BEGIN INFORMATION GIVEN

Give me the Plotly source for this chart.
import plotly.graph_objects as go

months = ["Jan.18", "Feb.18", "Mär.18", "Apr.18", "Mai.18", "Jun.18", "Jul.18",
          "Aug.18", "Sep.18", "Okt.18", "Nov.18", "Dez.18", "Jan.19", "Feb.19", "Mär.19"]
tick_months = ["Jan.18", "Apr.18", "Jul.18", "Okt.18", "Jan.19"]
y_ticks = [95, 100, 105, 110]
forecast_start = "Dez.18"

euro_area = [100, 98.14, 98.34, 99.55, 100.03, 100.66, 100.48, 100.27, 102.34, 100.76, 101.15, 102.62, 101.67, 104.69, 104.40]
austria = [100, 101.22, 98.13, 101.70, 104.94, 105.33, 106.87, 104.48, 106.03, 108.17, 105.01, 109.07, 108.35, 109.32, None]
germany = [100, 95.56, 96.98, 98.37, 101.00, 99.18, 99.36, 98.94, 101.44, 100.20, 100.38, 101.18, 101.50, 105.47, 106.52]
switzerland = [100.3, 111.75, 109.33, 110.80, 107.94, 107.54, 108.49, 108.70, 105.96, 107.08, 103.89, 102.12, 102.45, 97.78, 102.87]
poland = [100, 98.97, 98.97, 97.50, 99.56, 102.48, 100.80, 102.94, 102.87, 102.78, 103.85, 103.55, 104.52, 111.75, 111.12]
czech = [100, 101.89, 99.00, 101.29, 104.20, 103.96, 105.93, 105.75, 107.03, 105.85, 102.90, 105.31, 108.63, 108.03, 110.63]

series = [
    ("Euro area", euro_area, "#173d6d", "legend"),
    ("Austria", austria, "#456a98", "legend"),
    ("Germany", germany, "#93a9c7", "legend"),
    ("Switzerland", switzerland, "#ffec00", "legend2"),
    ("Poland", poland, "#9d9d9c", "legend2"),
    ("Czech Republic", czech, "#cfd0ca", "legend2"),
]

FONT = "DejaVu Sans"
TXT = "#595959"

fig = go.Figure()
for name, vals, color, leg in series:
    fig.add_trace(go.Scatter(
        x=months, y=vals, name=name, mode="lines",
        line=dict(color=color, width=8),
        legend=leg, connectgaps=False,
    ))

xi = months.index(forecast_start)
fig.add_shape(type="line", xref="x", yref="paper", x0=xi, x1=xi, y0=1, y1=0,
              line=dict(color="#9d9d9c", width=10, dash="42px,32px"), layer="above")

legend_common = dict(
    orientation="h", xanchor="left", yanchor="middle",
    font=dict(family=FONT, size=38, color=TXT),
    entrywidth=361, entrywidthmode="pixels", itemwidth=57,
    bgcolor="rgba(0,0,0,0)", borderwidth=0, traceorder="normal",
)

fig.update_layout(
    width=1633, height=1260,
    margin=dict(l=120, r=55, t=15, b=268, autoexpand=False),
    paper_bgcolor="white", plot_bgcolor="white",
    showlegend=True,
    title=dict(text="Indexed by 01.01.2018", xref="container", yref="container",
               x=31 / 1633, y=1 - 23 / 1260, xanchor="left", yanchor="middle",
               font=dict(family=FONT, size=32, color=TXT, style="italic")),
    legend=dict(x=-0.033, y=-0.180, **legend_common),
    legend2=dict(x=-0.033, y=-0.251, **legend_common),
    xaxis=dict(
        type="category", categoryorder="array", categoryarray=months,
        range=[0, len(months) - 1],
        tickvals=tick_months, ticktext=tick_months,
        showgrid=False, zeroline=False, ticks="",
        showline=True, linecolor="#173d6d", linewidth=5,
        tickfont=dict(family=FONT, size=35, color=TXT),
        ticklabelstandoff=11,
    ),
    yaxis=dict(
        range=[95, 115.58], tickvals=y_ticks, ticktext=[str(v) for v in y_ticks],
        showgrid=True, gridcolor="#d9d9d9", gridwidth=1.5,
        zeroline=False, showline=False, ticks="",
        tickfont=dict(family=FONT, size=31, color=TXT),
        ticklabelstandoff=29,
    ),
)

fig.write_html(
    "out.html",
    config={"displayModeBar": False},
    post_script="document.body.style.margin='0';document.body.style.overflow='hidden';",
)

END INFORMATION GIVEN
BEGIN INFORMATION GIVEN

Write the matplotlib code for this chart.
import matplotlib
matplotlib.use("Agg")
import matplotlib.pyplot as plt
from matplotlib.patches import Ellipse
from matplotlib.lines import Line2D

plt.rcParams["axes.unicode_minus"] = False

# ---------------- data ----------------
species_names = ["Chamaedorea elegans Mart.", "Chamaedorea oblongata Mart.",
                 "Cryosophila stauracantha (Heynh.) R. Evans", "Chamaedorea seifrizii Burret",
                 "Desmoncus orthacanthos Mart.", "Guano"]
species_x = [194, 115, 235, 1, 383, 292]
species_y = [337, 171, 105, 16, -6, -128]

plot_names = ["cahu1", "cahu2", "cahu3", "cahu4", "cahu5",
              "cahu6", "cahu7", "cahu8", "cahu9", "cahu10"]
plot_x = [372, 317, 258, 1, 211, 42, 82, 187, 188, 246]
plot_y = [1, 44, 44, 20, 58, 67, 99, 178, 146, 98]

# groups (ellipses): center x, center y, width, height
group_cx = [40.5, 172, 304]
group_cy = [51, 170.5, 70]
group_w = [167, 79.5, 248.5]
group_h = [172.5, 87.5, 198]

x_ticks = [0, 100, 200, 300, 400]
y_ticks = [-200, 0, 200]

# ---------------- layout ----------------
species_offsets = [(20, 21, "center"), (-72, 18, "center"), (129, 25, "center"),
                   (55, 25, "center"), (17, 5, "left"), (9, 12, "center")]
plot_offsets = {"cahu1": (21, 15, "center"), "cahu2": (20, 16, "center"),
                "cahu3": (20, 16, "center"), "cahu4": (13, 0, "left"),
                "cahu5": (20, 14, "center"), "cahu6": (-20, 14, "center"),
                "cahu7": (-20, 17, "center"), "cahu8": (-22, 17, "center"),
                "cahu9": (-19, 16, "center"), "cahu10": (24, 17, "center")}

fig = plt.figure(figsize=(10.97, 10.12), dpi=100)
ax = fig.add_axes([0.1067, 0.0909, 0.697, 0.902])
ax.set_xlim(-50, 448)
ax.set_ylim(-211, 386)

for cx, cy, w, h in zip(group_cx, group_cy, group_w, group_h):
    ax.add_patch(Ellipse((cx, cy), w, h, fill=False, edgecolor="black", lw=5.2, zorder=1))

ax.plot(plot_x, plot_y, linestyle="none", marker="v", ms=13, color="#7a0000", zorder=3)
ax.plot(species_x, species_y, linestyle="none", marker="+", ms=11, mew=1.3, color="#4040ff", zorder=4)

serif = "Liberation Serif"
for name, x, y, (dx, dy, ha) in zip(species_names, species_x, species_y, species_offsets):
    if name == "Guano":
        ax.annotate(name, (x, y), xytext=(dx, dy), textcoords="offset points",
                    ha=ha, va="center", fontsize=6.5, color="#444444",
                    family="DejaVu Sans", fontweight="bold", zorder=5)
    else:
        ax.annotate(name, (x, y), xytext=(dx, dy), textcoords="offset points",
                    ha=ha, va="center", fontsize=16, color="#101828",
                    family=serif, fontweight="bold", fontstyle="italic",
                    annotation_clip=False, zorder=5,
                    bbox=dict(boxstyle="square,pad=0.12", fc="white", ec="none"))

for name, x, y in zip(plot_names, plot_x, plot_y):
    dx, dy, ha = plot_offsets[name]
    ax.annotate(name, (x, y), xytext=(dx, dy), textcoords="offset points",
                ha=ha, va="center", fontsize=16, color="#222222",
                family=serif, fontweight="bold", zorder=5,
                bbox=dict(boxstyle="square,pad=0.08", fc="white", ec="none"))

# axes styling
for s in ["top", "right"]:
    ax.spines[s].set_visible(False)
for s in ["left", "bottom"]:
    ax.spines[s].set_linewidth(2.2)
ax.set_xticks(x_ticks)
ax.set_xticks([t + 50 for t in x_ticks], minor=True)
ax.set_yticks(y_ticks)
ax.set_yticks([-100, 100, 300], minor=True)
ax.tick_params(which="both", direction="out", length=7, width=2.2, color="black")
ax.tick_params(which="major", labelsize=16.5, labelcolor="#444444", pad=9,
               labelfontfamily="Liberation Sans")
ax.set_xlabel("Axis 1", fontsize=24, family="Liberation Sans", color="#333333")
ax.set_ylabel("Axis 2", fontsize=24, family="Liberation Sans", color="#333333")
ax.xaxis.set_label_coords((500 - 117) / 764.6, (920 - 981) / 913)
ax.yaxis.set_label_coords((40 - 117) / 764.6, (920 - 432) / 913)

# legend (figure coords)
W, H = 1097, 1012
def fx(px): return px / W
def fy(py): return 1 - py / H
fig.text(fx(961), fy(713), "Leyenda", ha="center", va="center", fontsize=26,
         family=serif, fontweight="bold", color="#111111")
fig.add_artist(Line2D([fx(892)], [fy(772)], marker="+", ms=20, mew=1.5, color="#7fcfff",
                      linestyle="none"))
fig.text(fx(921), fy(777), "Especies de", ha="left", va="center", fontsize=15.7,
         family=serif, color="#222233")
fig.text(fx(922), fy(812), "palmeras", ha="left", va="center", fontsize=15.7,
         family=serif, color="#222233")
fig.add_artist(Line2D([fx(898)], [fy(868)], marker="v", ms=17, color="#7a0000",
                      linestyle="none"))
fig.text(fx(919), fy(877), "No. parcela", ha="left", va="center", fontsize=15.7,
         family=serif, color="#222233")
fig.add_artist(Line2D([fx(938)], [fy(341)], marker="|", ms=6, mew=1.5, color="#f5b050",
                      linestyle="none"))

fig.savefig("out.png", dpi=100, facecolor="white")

END INFORMATION GIVEN

▸ GIVEN INSTRUCTION:
Extract the lines from the line with "Give me the Plotly source for this chart." to the line with "108.63, 108.03, 110.63]", inclusive, reproducing them exactly and leaving out every other line.

▸ SOLVED EXERCISE:
Give me the Plotly source for this chart.
import plotly.graph_objects as go

months = ["Jan.18", "Feb.18", "Mär.18", "Apr.18", "Mai.18", "Jun.18", "Jul.18",
          "Aug.18", "Sep.18", "Okt.18", "Nov.18", "Dez.18", "Jan.19", "Feb.19", "Mär.19"]
tick_months = ["Jan.18", "Apr.18", "Jul.18", "Okt.18", "Jan.19"]
y_ticks = [95, 100, 105, 110]
forecast_start = "Dez.18"

euro_area = [100, 98.14, 98.34, 99.55, 100.03, 100.66, 100.48, 100.27, 102.34, 100.76, 101.15, 102.62, 101.67, 104.69, 104.40]
austria = [100, 101.22, 98.13, 101.70, 104.94, 105.33, 106.87, 104.48, 106.03, 108.17, 105.01, 109.07, 108.35, 109.32, None]
germany = [100, 95.56, 96.98, 98.37, 101.00, 99.18, 99.36, 98.94, 101.44, 100.20, 100.38, 101.18, 101.50, 105.47, 106.52]
switzerland = [100.3, 111.75, 109.33, 110.80, 107.94, 107.54, 108.49, 108.70, 105.96, 107.08, 103.89, 102.12, 102.45, 97.78, 102.87]
poland = [100, 98.97, 98.97, 97.50, 99.56, 102.48, 100.80, 102.94, 102.87, 102.78, 103.85, 103.55, 104.52, 111.75, 111.12]
czech = [100, 101.89, 99.00, 101.29, 104.20, 103.96, 105.93, 105.75, 107.03, 105.85, 102.90, 105.31, 108.63, 108.03, 110.63]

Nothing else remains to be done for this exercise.